I think the general term for this is Obstacle.
FWIW, I see Conflict as something much more dynamic (or rather, as dynamic as it has to be to fill the allotted time it’s going to take up).
I want to go to Vegas, but my car has no gas and I have no money. That’s an obstacle.
I want to go to Vegas, but my wife doesn’t want me to go because she knows that my old flame lives there and this has caused problems in the past. This is a conflict.
These things are not discrete—an obstacle can be a conflict, and vice versa.
I haven’t done much thinking about positive and negative conflicts, but here is my stab at it:
An alcoholic desires booze and lacks the ability to handle it. Combined, these things amplify and result in massive uncontrol: a drunken night with friends. (At the beginning of a story, this could be experienced as subjectively good; at the end and a failed go at treatment, as subjectively bad.)

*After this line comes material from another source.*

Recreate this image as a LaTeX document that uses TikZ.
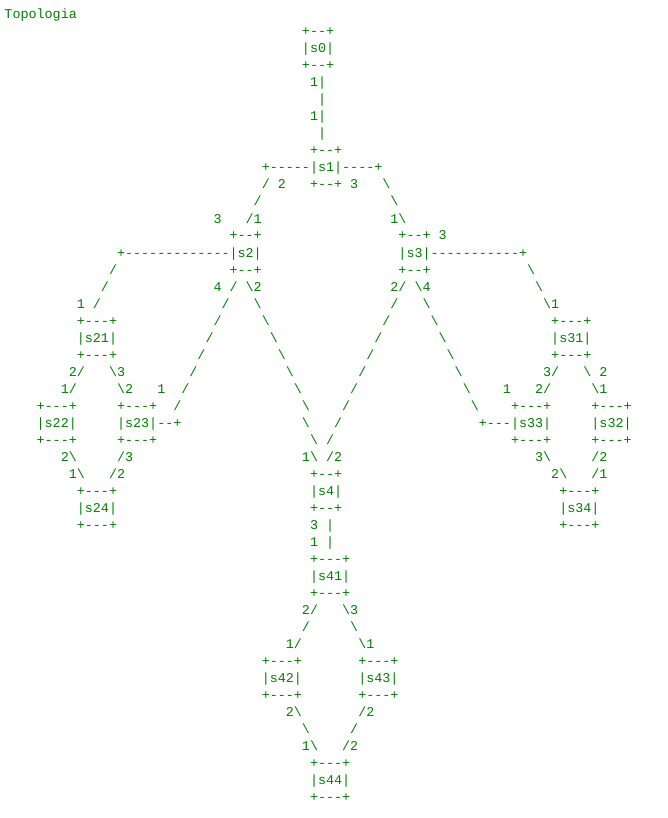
\documentclass[tikz,border=0pt]{standalone}
\usepackage{fontspec}
\setmonofont{Liberation Mono}
\definecolor{asciigreen}{RGB}{0,128,0}
\newcommand\bsl{\textbackslash}
\newcommand\putseg[4]{\node[asc] (#1) at (#2,#3) {#4};}
\tikzset{asc/.style={anchor=base west,inner sep=0pt,outer sep=0pt,text=asciigreen,
  font=\ttfamily\fontsize{13.4}{17}\selectfont}}
\begin{document}
\begin{tikzpicture}
\useasboundingbox[fill=white] (0pt,0pt) rectangle (667pt,-818pt);
\begin{scope}[x=8.04pt,y=-17pt,shift={(4.5pt,-19pt)}]
\putseg{t0}{0}{0}{Topologia}
\putseg{b0t}{37}{1}{+--+}
\putseg{s0}{37}{2}{|s0|}
\putseg{b0b}{37}{3}{+--+}
\putseg{n4}{38}{4}{1|}
\putseg{n5}{39}{5}{|}
\putseg{n6}{38}{6}{1|}
\putseg{n7}{39}{7}{|}
\putseg{b1t}{38}{8}{+--+}
\putseg{s1}{32}{9}{+-----|s1|----+}
\putseg{n10a}{32}{10}{/}
\putseg{n10b}{34}{10}{2}
\putseg{b1b}{38}{10}{+--+}
\putseg{n10c}{43}{10}{3}
\putseg{n10d}{47}{10}{\bsl}
\putseg{n11a}{31}{11}{/}
\putseg{n11b}{48}{11}{\bsl}
\putseg{n12a}{26}{12}{3}
\putseg{n12b}{30}{12}{/1}
\putseg{n12c}{48}{12}{1\bsl}
\putseg{b2t}{28}{13}{+--+}
\putseg{b3t}{49}{13}{+--+}
\putseg{n13a}{54}{13}{3}
\putseg{s2}{14}{14}{+-------------|s2|}
\putseg{s3}{49}{14}{|s3|-----------+}
\putseg{n15a}{13}{15}{/}
\putseg{b2b}{28}{15}{+--+}
\putseg{b3b}{49}{15}{+--+}
\putseg{n15b}{65}{15}{\bsl}
\putseg{n16a}{12}{16}{/}
\putseg{n16b}{26}{16}{4}
\putseg{n16c}{28}{16}{/}
\putseg{n16d}{30}{16}{\bsl2}
\putseg{n16e}{48}{16}{2/}
\putseg{n16f}{51}{16}{\bsl4}
\putseg{n16g}{66}{16}{\bsl}
\putseg{n17a}{9}{17}{1}
\putseg{n17b}{11}{17}{/}
\putseg{n17c}{27}{17}{/}
\putseg{n17d}{31}{17}{\bsl}
\putseg{n17e}{48}{17}{/}
\putseg{n17f}{52}{17}{\bsl}
\putseg{n17g}{67}{17}{\bsl1}
\putseg{b21t}{9}{18}{+---+}
\putseg{n18a}{26}{18}{/}
\putseg{n18b}{32}{18}{\bsl}
\putseg{n18c}{47}{18}{/}
\putseg{n18d}{53}{18}{\bsl}
\putseg{b31t}{68}{18}{+---+}
\putseg{s21}{9}{19}{|s21|}
\putseg{n19a}{25}{19}{/}
\putseg{n19b}{33}{19}{\bsl}
\putseg{n19c}{46}{19}{/}
\putseg{n19d}{54}{19}{\bsl}
\putseg{s31}{68}{19}{|s31|}
\putseg{b21b}{9}{20}{+---+}
\putseg{n20a}{24}{20}{/}
\putseg{n20b}{34}{20}{\bsl}
\putseg{n20c}{45}{20}{/}
\putseg{n20d}{55}{20}{\bsl}
\putseg{b31b}{68}{20}{+---+}
\putseg{n21a}{8}{21}{2/}
\putseg{n21b}{13}{21}{\bsl3}
\putseg{n21c}{23}{21}{/}
\putseg{n21d}{35}{21}{\bsl}
\putseg{n21e}{44}{21}{/}
\putseg{n21f}{56}{21}{\bsl}
\putseg{n21g}{67}{21}{3/}
\putseg{n21h}{72}{21}{\bsl}
\putseg{n21i}{74}{21}{2}
\putseg{n22a}{7}{22}{1/}
\putseg{n22b}{14}{22}{\bsl2}
\putseg{n22c}{19}{22}{1}
\putseg{n22d}{22}{22}{/}
\putseg{n22e}{36}{22}{\bsl}
\putseg{n22f}{43}{22}{/}
\putseg{n22g}{57}{22}{\bsl}
\putseg{n22h}{62}{22}{1}
\putseg{n22i}{66}{22}{2/}
\putseg{n22j}{73}{22}{\bsl1}
\putseg{b22t}{4}{23}{+---+}
\putseg{b23t}{14}{23}{+---+}
\putseg{n23a}{21}{23}{/}
\putseg{n23b}{37}{23}{\bsl}
\putseg{n23c}{42}{23}{/}
\putseg{n23d}{58}{23}{\bsl}
\putseg{b33t}{63}{23}{+---+}
\putseg{b32t}{73}{23}{+---+}
\putseg{s22}{4}{24}{|s22|}
\putseg{s23}{14}{24}{|s23|--+}
\putseg{n24a}{37}{24}{\bsl}
\putseg{n24b}{41}{24}{/}
\putseg{s33}{59}{24}{+---|s33|}
\putseg{s32}{73}{24}{|s32|}
\putseg{b22b}{4}{25}{+---+}
\putseg{b23b}{14}{25}{+---+}
\putseg{n25a}{38}{25}{\bsl}
\putseg{n25b}{40}{25}{/}
\putseg{b33b}{63}{25}{+---+}
\putseg{b32b}{73}{25}{+---+}
\putseg{n26a}{7}{26}{2\bsl}
\putseg{n26b}{14}{26}{/3}
\putseg{n26c}{37}{26}{1\bsl}
\putseg{n26d}{40}{26}{/2}
\putseg{n26e}{66}{26}{3\bsl}
\putseg{n26f}{73}{26}{/2}
\putseg{n27a}{8}{27}{1\bsl}
\putseg{n27b}{13}{27}{/2}
\putseg{b4t}{38}{27}{+--+}
\putseg{n27c}{68}{27}{2\bsl}
\putseg{n27d}{73}{27}{/1}
\putseg{b24t}{9}{28}{+---+}
\putseg{s4}{38}{28}{|s4|}
\putseg{b34t}{69}{28}{+---+}
\putseg{s24}{9}{29}{|s24|}
\putseg{b4b}{38}{29}{+--+}
\putseg{s34}{69}{29}{|s34|}
\putseg{b24b}{9}{30}{+---+}
\putseg{n30a}{38}{30}{3}
\putseg{n30b}{40}{30}{|}
\putseg{b34b}{69}{30}{+---+}
\putseg{n31a}{38}{31}{1}
\putseg{n31b}{40}{31}{|}
\putseg{b41t}{38}{32}{+---+}
\putseg{s41}{38}{33}{|s41|}
\putseg{b41b}{38}{34}{+---+}
\putseg{n35a}{37}{35}{2/}
\putseg{n35b}{42}{35}{\bsl3}
\putseg{n36a}{37}{36}{/}
\putseg{n36b}{43}{36}{\bsl}
\putseg{n37a}{35}{37}{1/}
\putseg{n37b}{44}{37}{\bsl1}
\putseg{b42t}{32}{38}{+---+}
\putseg{b43t}{44}{38}{+---+}
\putseg{s42}{32}{39}{|s42|}
\putseg{s43}{44}{39}{|s43|}
\putseg{b42b}{32}{40}{+---+}
\putseg{b43b}{44}{40}{+---+}
\putseg{n41a}{35}{41}{2\bsl}
\putseg{n41b}{44}{41}{/2}
\putseg{n42a}{37}{42}{\bsl}
\putseg{n42b}{43}{42}{/}
\putseg{n43a}{37}{43}{1\bsl}
\putseg{n43b}{42}{43}{/2}
\putseg{b44t}{38}{44}{+---+}
\putseg{s44}{38}{45}{|s44|}
\putseg{b44b}{38}{46}{+---+}
\end{scope}
\end{tikzpicture}
\end{document}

An alcoholic desires booze and lacks the ability to handle it. Combined, these things result in massive control: a long night in the kitchen of your sponsor. (How does one experience this? A good night with someone trying to recover, or a bad night with someone desperately struggling?)
Hmm… having written this out, I found it useful, but not as a way of understanding positive and negative conflict. Both seem to amplify what’s going on. Maybe without a Goal or a Concern we can’t really think about this very easily. It’s like everything in the story is linked!